Natural gas pulled back after a bearish injection number. The Energy Information Administration reported that working gas in storage was 1,964 Bcf as of Friday, May 10, 2013, according to EIA estimates. This represents a net increase of 99 Bcf from the previous week. Stocks were 694 Bcf less than last year at this time and 83 Bcf below the 5-year average of 2,047 Bcf. In the East Region, stocks were 105 Bcf below the 5-year average following net injections of 55 Bcf. Stocks in the Producing Region were 29 Bcf below the 5-year average of 825 Bcf after a net injection of 31 Bcf. Stocks in the West Region were 51 Bcf above the 5-year average after a net addition of 13 Bcf. At 1,964 Bcf, total working gas is within the 5-year historical range.
Reuters is reporting that "North America should have enough power to meet electricity demands this summer, the region's electric reliability organization said on Thursday. But continued growth in Texas coupled, with only a small amount of new resources in the state, could cause problems there, the organization, the North American Electric Reliability Corp (NERC), said. NERC is a not-for-profit entity that develops and enforces power reliability standards in the United States. Its territory covers the continental United States, Canada and the northern portion of Baja California in Mexico. "However, continued peak demand growth in Texas coupled with only a small amount of new resources made available this summer is causing resource adequacy projections to fall below targets," he said.
NERC said it will closely monitor the situation in the Electric Reliability Council of Texas (ERCOT), which oversees the power grid in most of Texas, as well as impacts from persisting drought conditions in the west. In ERCOT, NERC said the anticipated reserve margin is 12.88 percent for this summer, which is below NERC's 13.75 percent target for the area. NERC warned that insufficient reserves during peak hours could lead to increased risk of emergency operating conditions, including curtailment of interruptible load and even rotating outages. Interruptible load includes mostly industrial companies that pay less for power with the understanding that their supplies may be reduced or cut off if needed. ERCOT, Texas regulators and Texas power companies have long been aware of the potential shortfall and have been taking action to tackle the problem for this summer and in the long term. NERC also warned of tight power supplies in Southern California that may lead to "operational challenges" due to the continued shutdown of the San Onofre nuclear power plant since January 2012. "A prolonged or extreme heat wave could result in localized controlled load shedding in San Diego and Los Angeles Basin to maintain integrity of the system," NERC said. Power companies in California expect several system enhancements to be in service by the summer peak, which "should relieve some operational issues and support system flexibility during conditions of stress," NERC said.
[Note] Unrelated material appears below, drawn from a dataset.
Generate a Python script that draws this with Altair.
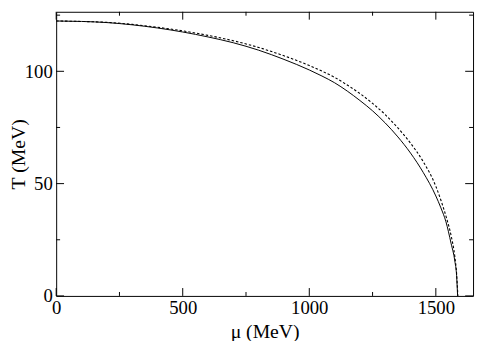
import altair as alt
import pandas as pd

# Solid curve (mu in MeV, T in MeV)
mu_solid = [0, 100, 200, 300, 400, 500, 600, 700, 800, 900, 1000, 1050, 1100, 1150,
            1200, 1250, 1300, 1350, 1400, 1450, 1500, 1520, 1540, 1560, 1575, 1582, 1586]
T_solid = [122.4, 122.2, 121.7, 120.7, 119.3, 117.5, 115.3, 112.7, 109.4, 105.3,
           100.6, 97.9, 94.9, 91.2, 87.0, 82.4, 77.0, 70.8, 63.6, 55.0, 44.5, 39.2,
           33.0, 23.5, 15.5, 9.0, 0.0]

# Dashed curve
mu_dash = [0, 100, 200, 300, 400, 500, 600, 700, 800, 900, 1000, 1050, 1100, 1150,
           1200, 1250, 1300, 1350, 1400, 1450, 1500, 1520, 1540, 1560, 1575, 1582, 1587]
T_dash = [122.4, 122.2, 121.8, 120.9, 119.6, 118.0, 116.0, 113.6, 110.6, 106.9,
          102.6, 100.1, 97.3, 93.9, 90.1, 85.7, 80.7, 74.8, 68.0, 59.8, 48.8, 42.6,
          35.5, 27.0, 17.5, 10.0, 0.0]

x_major = [0, 500, 1000, 1500]
x_minor = [250, 750, 1250]
y_major = [0, 50, 100]
y_minor = [25, 75, 125]

W, H = 424, 289
XDOM = [0, 1647]
YDOM = [0, 126.5]
FONT = "Liberation Serif"

xs = alt.Scale(domain=XDOM, nice=False, zero=False)
ys = alt.Scale(domain=YDOM, nice=False, zero=False)

df_s = pd.DataFrame({"mu": mu_solid, "T": T_solid})
df_d = pd.DataFrame({"mu": mu_dash, "T": T_dash})

xaxis = alt.Axis(values=x_major, format="d", ticks=False, domain=False, grid=False,
                 labelFont=FONT, labelFontSize=19, labelColor="black",
                 labelPadding=3, title="μ (MeV)", titleFont=FONT,
                 titleFontSize=20, titleFontWeight="normal", titleColor="black",
                 titlePadding=4, labelFlush=False)
yaxis = alt.Axis(values=y_major, format="d", ticks=False, domain=False, grid=False,
                 labelFont=FONT, labelFontSize=19, labelColor="black",
                 labelPadding=4, title="T (MeV)", titleFont=FONT,
                 titleFontSize=20, titleFontWeight="normal", titleColor="black",
                 titleX=-32, titleBaseline="alphabetic", labelFlush=False)

solid = alt.Chart(df_s).mark_line(color="black", strokeWidth=1, clip=True,
                                  interpolate="monotone").encode(
    x=alt.X("mu:Q", scale=xs, axis=xaxis),
    y=alt.Y("T:Q", scale=ys, axis=yaxis),
    order="mu:Q",
)
dashed = alt.Chart(df_d).mark_line(color="black", strokeWidth=1.1,
                                   strokeDash=[2.5, 2], clip=True,
                                   interpolate="monotone").encode(
    x=alt.X("mu:Q", scale=xs),
    y=alt.Y("T:Q", scale=ys),
    order="mu:Q",
)

def xticks(vals, length, top):
    d = pd.DataFrame({"v": vals})
    if top:
        yv, y2v = alt.value(0), alt.value(length)
    else:
        yv, y2v = alt.value(H), alt.value(H - length)
    return alt.Chart(d).mark_rule(color="black", strokeWidth=1).encode(
        x=alt.X("v:Q", scale=xs), y=yv, y2=y2v)

def yticks(vals, length, right):
    d = pd.DataFrame({"v": vals})
    if right:
        xv, x2v = alt.value(W), alt.value(W - length)
    else:
        xv, x2v = alt.value(0), alt.value(length)
    return alt.Chart(d).mark_rule(color="black", strokeWidth=1).encode(
        y=alt.Y("v:Q", scale=ys), x=xv, x2=x2v)

layers = [
    xticks(x_major, 8, False), xticks(x_minor, 4, False),
    xticks(x_major, 8, True), xticks(x_minor, 4, True),
    yticks(y_major, 8, False), yticks(y_minor, 4, False),
    yticks(y_major, 8, True), yticks(y_minor, 4, True),
    dashed, solid,
]

chart = alt.layer(*layers).properties(
    width=W, height=H,
    autosize=alt.AutoSizeParams(type="none"),
    padding={"left": 49, "top": 1, "right": 3, "bottom": 43},
    background="white",
).configure_view(stroke="black", strokeWidth=1)

chart.save("out.html", embed_options={"renderer": "svg", "actions": False})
NERC warned that increased reliance on wind and solar power resources in regions with a lot of renewable generation could pose challenges for some operators to get other plants online when the sun stops shining and the wind stops blowing. NERC also said drought conditions west of Mississippi River could pose localized problems for some generators. The retirement and retrofit of power plants to meet environmental regulations is not expected to cause immediate reliability concerns, NERC said NERC also said it was watching for above-average growth in peak demand in Texas and the West, that it was expecting an active hurricane season this summer, and that it was keeping an eye on increasing dependence on natural gas to fuel power plants across the country as coal units retire.